Single by Rufus Wainwright

from the album Want Two
- Released: February 28, 2005 (UK)
- Genre: Baroque pop
- Length: 3:44
- Label: Geffen
- Songwriter(s): Rufus Wainwright
- Producer(s): Marius de Vries

Rufus Wainwright singles chronology
| "Oh What a World" (2004) | "The One You Love" (2005) | "Crumb by Crumb" (2005) |

= The One You Love (Rufus Wainwright song) =

"The One You Love" is a song written and performed by Canadian-American singer-songwriter Rufus Wainwright. It served as the first single from Wainwright's fourth studio album, Want Two, and was released digitally in the UK on February 28, 2005. Promotional singles distributed to radio stations contained both the album version and a radio edit.

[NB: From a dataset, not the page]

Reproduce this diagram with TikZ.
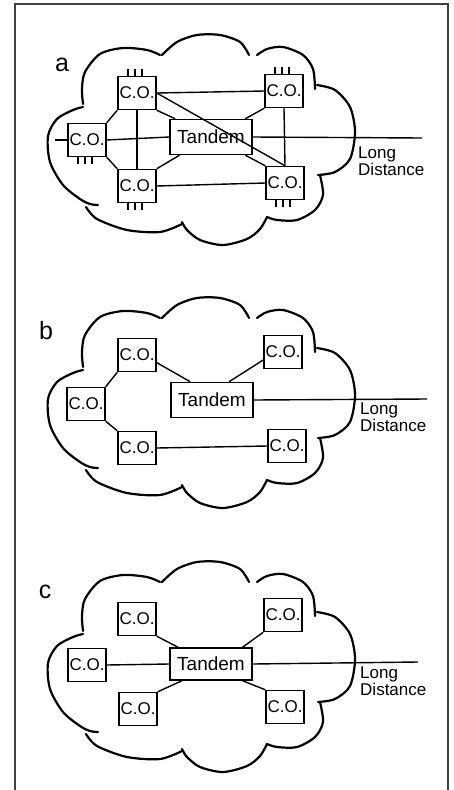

The song failed to chart in any country.

==Track listing==
===UK digital single===
1. "The One You Love"

==Personnel==
- Rufus Wainwright – voice, piano, additional vocals, acoustic guitar
- Marius de Vries – programming
- Martha Wainwright – additional vocals
- Gerry Leonard – electric guitar
- Charlie Sexton – electric guitar
- Jeff Hill – bass
- Levon Helm – drums
- Alexis Smith – programming

==Music video==
The music video for "The One You Love" was directed by George Scott, and features footage from Montreal, London, Cambridge, Brighton and New York City. The video was used to promote the single in the UK, and also appears on Wainwright's music DVD, All I Want.